Referenceability. The status of text analysis tools as academic resources has been a point of debate over the years. Scholars feel compelled to cite ideas and texts that come from other authors, but they are much less likely to recognized tools that have contributed to their work (and we would probably not want every scholar to cite search engines such as Google that have been used during research). We feel strongly that text analysis tools can represent a significant contributor to digital research, whether they were used to help confirm hunches or to lead the researcher into completely unanticipated realms. In any case, we have designed Voyant to be conducive to citation in various ways, including a general citation to Voyant and citations for static or dynamic results. An important component of academic knowledge is reproducibility, and providing scholars with more information on the processes followed during research — including the use of text analysis tools — is sure to be useful.

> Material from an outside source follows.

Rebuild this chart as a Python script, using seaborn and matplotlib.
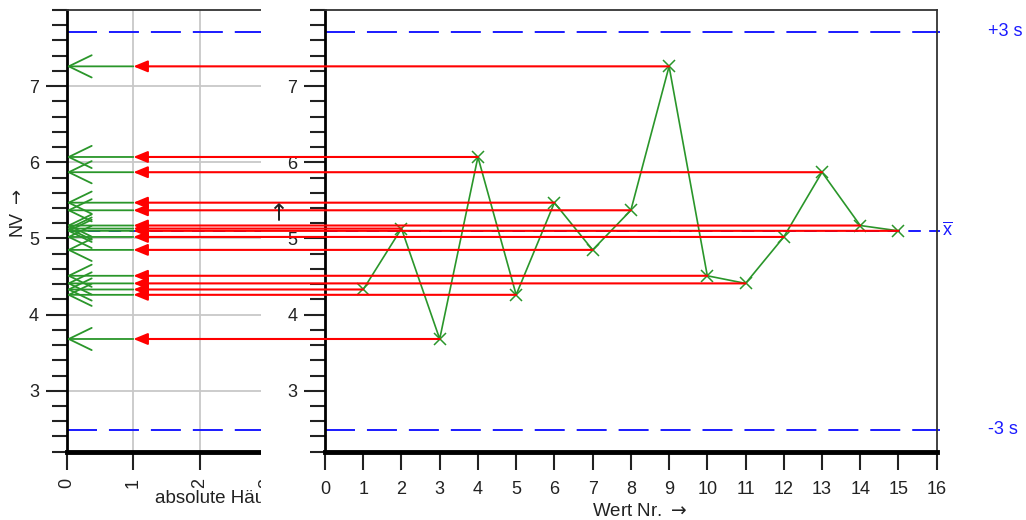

Ultimately, Voyant is an attempt to learn from the strengths and weaknesses of past tools, to recognize current user needs (ex: working with much larger corpora), and to anticipate future practices (ex: referencing text analysis tools and results). We believe that the potential for tools in the interpretive process merits continual rethinking of tool design and functionality, and as such, Voyant is of course a work in progress.